393 F2d 123 Roberson v. Harris

393 F.2d 123

Mattie Lee ROBERSON, Appellant,
Carleton HARRIS et al., Appellees.

No. 19056.

United States Court of Appeals Eighth Circuit.

April 23, 1968.

G. E. Snuggs, El Dorado, Ark., for appellant.

A. F. House, Little Rock, Ark., for appellees.

Before VAN OOSTERHOUT, Chief Judge, and MATTHES and LAY, Circuit Judges.



This action was filed June 1, 1967 against the Justices of the Supreme Court of Arkansas in the United States District Court for the Western District of Arkansas. The complaint alleged, in substance, that an opinion of the Supreme Court of Arkansas in Roberson v. Hamilton, [240 Ark. 898] 405 S.W.2d 253 (1966), was libelous. Plaintiff sought actual and punitive damages.


The defendants moved to dismiss for lack of jurisdiction and for failure to state a claim for relief. The district court granted the motion and dismissed the action on the ground of judicial immunity.
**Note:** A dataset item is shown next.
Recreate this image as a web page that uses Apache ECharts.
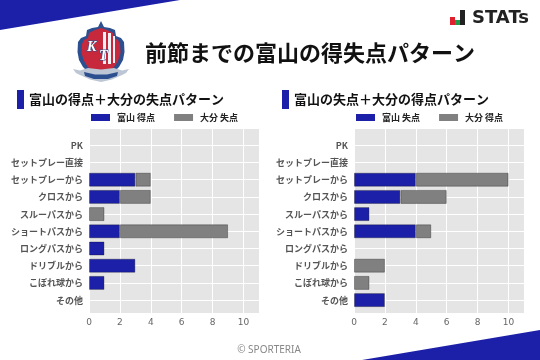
<!DOCTYPE html>
<html>
<head>
<meta charset="utf-8">
<style>
  html, body { margin: 0; padding: 0; background: #fff; }
  #chart { width: 540px; height: 360px; }
</style>
<script src="https://cdn.jsdelivr.net/npm/echarts@6/dist/echarts.min.js"></script>
</head>
<body>
<div id="chart"></div>
<script>
const categories = ['PK', 'セットプレー直接', 'セットプレーから', 'クロスから', 'スルーパスから', 'ショートパスから', 'ロングパスから', 'ドリブルから', 'こぼれ球から', 'その他'];
const toyamaScored = [0, 0, 3, 2, 0, 2, 1, 3, 1, 0];
const oitaConceded = [0, 0, 1, 2, 1, 7, 0, 0, 0, 0];
const toyamaConceded = [0, 0, 4, 3, 1, 4, 0, 0, 0, 2];
const oitaScored = [0, 0, 6, 3, 0, 1, 0, 2, 1, 0];
const xTicks = [0, 2, 4, 6, 8, 10];

const BLUE = '#1c20a8';
const GREY = '#808080';
const JP = '"Noto Sans CJK JP", "Noto Sans", sans-serif';

const chart = echarts.init(document.getElementById('chart'));

// zero values would still draw a border line, so they become gaps
const noZero = (arr) => arr.map((v) => (v === 0 ? null : v));

const barSeries = (name, data, color, axisIndex, stack) => ({
  name: name,
  type: 'bar',
  stack: stack,
  xAxisIndex: axisIndex,
  yAxisIndex: axisIndex,
  barWidth: 14,
  data: noZero(data),
  itemStyle: { color: color, borderColor: 'rgba(0,0,0,0.3)', borderWidth: 1 },
  emphasis: { disabled: true }
});

// each panel has an outer grid (background, vertical lines, x labels)
// and an inner one holding the categories, which sit tighter than the background
const panelGrids = (left) => [
  { left: left, width: 170, top: 129, height: 184, show: true, backgroundColor: '#e5e5e5', borderWidth: 0 },
  { left: left, width: 170, top: 136.7, height: 172 }
];

const panelX = (grid) => [
  {
    gridIndex: grid, type: 'value', min: 0, max: 11, interval: 2,
    axisLine: { show: false }, axisTick: { show: false },
    axisLabel: {
      color: '#666', fontSize: 9, fontFamily: 'DejaVu Sans', margin: 5,
      formatter: (v) => (xTicks.includes(v) ? String(v) : '')
    },
    splitLine: { show: true, lineStyle: { color: '#fff', width: 1 } }
  },
  { gridIndex: grid + 1, type: 'value', min: 0, max: 11, show: false }
];

const panelY = (grid) => [
  { gridIndex: grid, type: 'value', show: false, splitLine: { show: false } },
  {
    gridIndex: grid + 1, type: 'category', inverse: true, data: categories,
    axisLine: { show: false }, axisTick: { show: false },
    axisLabel: { color: '#555', fontSize: 9, fontWeight: 'bold', fontFamily: JP, margin: 6, interval: 0 },
    splitLine: { show: true, alignWithLabel: true, interval: 0, lineStyle: { color: '#fff', width: 1 } }
  }
];

const panelLegend = (left, names) => ({
  left: left, top: 113, padding: 0, itemWidth: 19, itemHeight: 7, itemGap: 19,
  icon: 'rect', data: names, selectedMode: false,
  itemStyle: { borderWidth: 0 },
  textStyle: { color: '#222', fontSize: 9, fontWeight: 'bold', fontFamily: JP, padding: [0, 0, 0, 2] }
});

const heading = (barX, text) => [
  { type: 'rect', shape: { x: barX, y: 90, width: 7, height: 19 }, style: { fill: BLUE } },
  { type: 'text', x: barX + 12, y: 99.5, style: { text: text, fill: '#111', font: 'bold 13px ' + JP, textVerticalAlign: 'middle' } }
];

// club crest, drawn by hand since images are not available here
const crestOuter = [[101, 21], [104, 27], [110, 28], [115, 30], [116, 36], [121, 38], [124, 42], [124.5, 52], [123, 60], [119, 67], [111, 75], [101, 81], [91, 75], [83, 67], [79, 60], [77.5, 52], [78, 42], [81, 38], [86, 36], [87, 30], [92, 28], [98, 27]];
const crestInner = [[101, 28], [107, 30], [113, 33], [114, 38], [118, 40], [120, 44], [120.5, 53], [118, 61], [114, 67], [107, 73], [101, 76], [95, 73], [88, 67], [84, 61], [81.5, 53], [82, 44], [84, 40], [88, 38], [89, 33], [95, 30]];
const crestRibbon = [[73, 69], [80, 70.5], [88, 68], [101, 69.5], [114, 68], [122, 70.5], [129, 69], [126, 73], [122, 75], [112, 79.5], [101, 82], [90, 79.5], [80, 75], [76, 73]];
const crestBand = [[84, 72], [95, 74.5], [107, 74.5], [118, 72], [117, 76], [108, 79], [94, 79], [85, 76]];

const crest = [
  { type: 'polygon', shape: { points: crestOuter }, style: { fill: '#2c4f8f' } },
  { type: 'polygon', shape: { points: crestInner }, style: { fill: '#c8283c' } },
  { type: 'rect', shape: { x: 103, y: 32, width: 3, height: 32 }, style: { fill: '#f2f2f6' } },
  { type: 'rect', shape: { x: 108, y: 33, width: 3, height: 31 }, style: { fill: '#f2f2f6' } },
  { type: 'rect', shape: { x: 113, y: 36, width: 2, height: 27 }, style: { fill: '#f2f2f6' } },
  { type: 'text', x: 87, y: 40, style: { text: 'K', fill: '#fff', stroke: '#2c4f8f', lineWidth: 1, font: 'italic bold 14px "Liberation Serif"' } },
  { type: 'text', x: 99, y: 49, style: { text: 'T', fill: '#fff', stroke: '#2c4f8f', lineWidth: 1, font: 'italic bold 14px "Liberation Serif"' } },
  { type: 'polygon', shape: { points: crestRibbon }, style: { fill: '#bcc6d4' } },
  { type: 'polygon', shape: { points: crestBand }, style: { fill: '#2c4f8f' } }
];

const option = {
  animation: false,
  backgroundColor: '#fff',
  grid: [...panelGrids(89), ...panelGrids(354)],
  xAxis: [...panelX(0), ...panelX(2)],
  yAxis: [...panelY(0), ...panelY(2)],
  legend: [
    panelLegend(91, ['富山 得点', '大分 失点']),
    panelLegend(356, ['富山 失点', '大分 得点'])
  ],
  series: [
    barSeries('富山 得点', toyamaScored, BLUE, 1, 'left'),
    barSeries('大分 失点', oitaConceded, GREY, 1, 'left'),
    barSeries('富山 失点', toyamaConceded, BLUE, 3, 'right'),
    barSeries('大分 得点', oitaScored, GREY, 3, 'right')
  ],
  graphic: [
    { type: 'polygon', shape: { points: [[0, 0], [180, 0], [0, 30]] }, style: { fill: BLUE } },
    { type: 'polygon', shape: { points: [[540, 330], [540, 360], [362, 360]] }, style: { fill: BLUE } },
    ...crest,
    { type: 'text', x: 145, y: 53, style: { text: '前節までの富山の得失点パターン', fill: '#111', font: 'bold 22px ' + JP, textVerticalAlign: 'middle' } },
    ...heading(17, '富山の得点＋大分の失点パターン'),
    ...heading(282, '富山の失点＋大分の得点パターン'),
    { type: 'rect', shape: { x: 450, y: 17, width: 5, height: 8 }, style: { fill: '#e0202c' } },
    { type: 'rect', shape: { x: 455, y: 20, width: 5, height: 5 }, style: { fill: '#1f9a4a' } },
    { type: 'rect', shape: { x: 460, y: 10, width: 5, height: 15 }, style: { fill: '#222' } },
    { type: 'text', x: 472, y: 18, style: { text: 'STATs', fill: '#222', font: 'bold 18px "DejaVu Sans"', textVerticalAlign: 'middle' } },
    { type: 'text', x: 269, y: 350, style: { text: '© SPORTERIA', fill: '#888', font: '10px "Noto Sans"', textAlign: 'center', textVerticalAlign: 'middle' } }
  ]
};

chart.setOption(option);
</script>
</body>
</html>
If we were required to reach the issue, we would have no difficulty in concluding that the district court's holding was correct. We are convinced, however, that the court lacked jurisdiction of the subject matter and should have dismissed the action for that reason.


Although it should not be necessary, we restate the principles relating to subject matter jurisdiction which must be recognized.


(1) The threshold inquiry in every federal case is whether the district court has jurisdiction; (2) lack of jurisdiction cannot be waived by the parties or ignored by the court; (3) if jurisdiction is wanting, the district court should decline to proceed in the case; (4) the appellate court must satisfy itself sua sponte not only of its own jurisdiction, but that of the district court. Rock Island Millwork Co. v. Hedges-Gough Lumber Co., 337 F. 2d 24, 26-27 (8th Cir. 1964).


Here, diversity jurisdiction does not exist. Plaintiff and the defendants are all citizens of the State of Arkansas. The complaint utterly fails to allege a federal question under 28 U.S.C. § 1331. It in no way intimates that the matter in controversy arises under the Constitution or laws of the United States. The alleged futility of a proceeding by plaintiff in the courts of Arkansas is a wholly insufficient basis upon which to predicate federal jurisdiction.


The appeal is dismissed for lack of jurisdiction.